Un choix gagnant, la preuve par les chiffres

En 2022, une vaste étude réunissant une vingtaine d’experts internationaux1 parue dans la revue Science Advances s’est attelée à calculer le coût d’un plan théorique mondial de prévention des pandémies liées aux maladies zoonotiques émergentes. Entre la lutte contre la déforestation, l’amélioration de la santé des élevages, la recherche fondamentale sur les virus, les plateformes d’épidémiosurveillance, l’encadrement des marchés d’animaux vivants, les auteurs arrivent à un coût total de 20 milliards de dollars. Soit 10 fois moins que les pertes économiques annuelles dues aux zoonoses. Pour comparaison, le seul Covid-19, dont on ne connaît pas la cause, aurait causé une perte de production cumulée de plus de 13 000 milliards de dollars.
De plus, les auteurs de cette étude rappellent que les actions en réponse à une pandémie, comme une campagne de vaccination, n’ont d’effet que sur une seule maladie, quand les actions de prévention protègent d’une multitude d’agents pathogènes.
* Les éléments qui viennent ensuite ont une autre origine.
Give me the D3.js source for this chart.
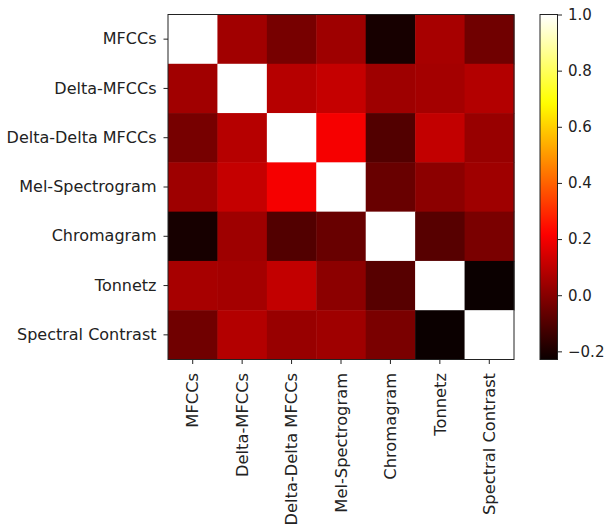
<!DOCTYPE html>
<html>
<head>
<meta charset="utf-8">
<script src="https://cdn.jsdelivr.net/npm/d3@7"></script>
<style>
  body { margin: 0; background: #fff; }
  svg text { font-family: "DejaVu Sans", sans-serif; fill: #222; }
</style>
</head>
<body>
<svg width="607" height="532"></svg>
<script>
// feature names (rows and columns)
const features = ["MFCCs", "Delta-MFCCs", "Delta-Delta MFCCs", "Mel-Spectrogram",
    "Chromagram", "Tonnetz", "Spectral Contrast"];

// correlation matrix, one row per feature
const corrMFCC     = [1.000, 0.048, -0.030, 0.041, -0.206, 0.058, -0.043];
const corrDelta    = [0.048, 1.000, 0.085, 0.114, 0.042, 0.052, 0.081];
const corrDelta2   = [-0.030, 0.085, 1.000, 0.204, -0.098, 0.107, 0.030];
const corrMel      = [0.041, 0.114, 0.204, 1.000, -0.058, 0.008, 0.044];
const corrChroma   = [-0.206, 0.042, -0.098, -0.058, 1.000, -0.089, -0.025];
const corrTonnetz  = [0.058, 0.052, 0.107, 0.008, -0.089, 1.000, -0.229];
const corrSpectral = [-0.043, 0.081, 0.030, 0.044, -0.025, -0.229, 1.000];
const corr = [corrMFCC, corrDelta, corrDelta2, corrMel, corrChroma, corrTonnetz, corrSpectral];

const cbarTicks = [-0.2, 0.0, 0.2, 0.4, 0.6, 0.8, 1.0];

const svg = d3.select("svg");

const plot = { left: 168, top: 14.5, width: 346, height: 345 };
const cbar = { left: 540, top: 14.5, width: 17.5, height: 345 };

// matplotlib "hot" colormap
function hot(t) {
    t = Math.max(0, Math.min(1, t));
    const r = t < 0.365079 ? 0.0416 + (1 - 0.0416) * t / 0.365079 : 1;
    const g = t < 0.365079 ? 0 : (t < 0.746032 ? (t - 0.365079) / (0.746032 - 0.365079) : 1);
    const b = t < 0.746032 ? 0 : (t - 0.746032) / (1 - 0.746032);
    return d3.rgb(r * 255, g * 255, b * 255).toString();
}

const allVals = corr.flat();
const vmin = d3.min(allVals), vmax = d3.max(allVals);
const norm = d3.scaleLinear().domain([vmin, vmax]).range([0, 1]);
const color = v => hot(norm(v));

const x = d3.scaleBand().domain(features).range([plot.left, plot.left + plot.width]);
const y = d3.scaleBand().domain(features).range([plot.top, plot.top + plot.height]);

// cells
const cells = [];
corr.forEach((row, i) => row.forEach((v, j) => cells.push({ r: features[i], c: features[j], v })));

svg.append("g").selectAll("rect")
    .data(cells)
    .join("rect")
    .attr("x", d => x(d.c))
    .attr("y", d => y(d.r))
    .attr("width", x.bandwidth() + 0.5)
    .attr("height", y.bandwidth() + 0.5)
    .attr("fill", d => color(d.v));

svg.append("rect")
    .attr("x", plot.left).attr("y", plot.top)
    .attr("width", plot.width).attr("height", plot.height)
    .attr("fill", "none").attr("stroke", "#222").attr("stroke-width", 1);

// axes
const yAxis = svg.append("g")
    .attr("transform", `translate(${plot.left},0)`)
    .call(d3.axisLeft(y).tickSize(4.5).tickPadding(7));
const xAxis = svg.append("g")
    .attr("transform", `translate(0,${plot.top + plot.height})`)
    .call(d3.axisBottom(x).tickSize(4.5).tickPadding(5));

[xAxis, yAxis].forEach(a => {
    a.select(".domain").remove();
    a.selectAll(".tick line").attr("stroke", "#222");
    a.selectAll(".tick text").attr("fill", "#222");
});
yAxis.selectAll(".tick text").style("font-size", "16px");

xAxis.selectAll(".tick text")
    .style("font-size", "16.3px")
    .attr("transform", "rotate(-90)")
    .attr("text-anchor", "end")
    .attr("x", -13.5)
    .attr("y", 0)
    .attr("dy", "0.35em");

// colorbar
const defs = svg.append("defs");
const grad = defs.append("linearGradient")
    .attr("id", "hotgrad")
    .attr("x1", 0).attr("y1", 1).attr("x2", 0).attr("y2", 0);
d3.range(0, 1.0001, 0.02).forEach(t => {
    grad.append("stop").attr("offset", t).attr("stop-color", hot(t));
});

svg.append("rect")
    .attr("x", cbar.left).attr("y", cbar.top)
    .attr("width", cbar.width).attr("height", cbar.height)
    .attr("fill", "url(#hotgrad)")
    .attr("stroke", "#222").attr("stroke-width", 1);

const cy = d3.scaleLinear().domain([vmin, vmax]).range([cbar.top + cbar.height, cbar.top]);
const cAxis = svg.append("g")
    .attr("transform", `translate(${cbar.left + cbar.width},0)`)
    .call(d3.axisRight(cy).tickValues(cbarTicks).tickFormat(d3.format(".1f")).tickSize(4.5).tickPadding(6));
cAxis.select(".domain").remove();
cAxis.selectAll(".tick line").attr("stroke", "#222");
cAxis.selectAll(".tick text").style("font-size", "15px").attr("fill", "#222");
</script>
</body>
</html>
Sans compter les effets secondaires positifs de cette prévention : protection de la biodiversité, bien-être animal ou encore limitation des émissions de CO2 à travers la préservation des forêts. Un changement de paradigme hautement souhaitable donc, mais qui nécessitera des modifications profondes de nos sociétés, à tous les niveaux. Et en premier lieu, accepter que la santé humaine doit se concevoir en intégrant aussi les questions animale et environnementale.

1. Bernstein A. S. et al. (2022). « The costs and benefits of primary prevention of zoonotic pandemics ». Sci Adv., 8(5) : eabl4183.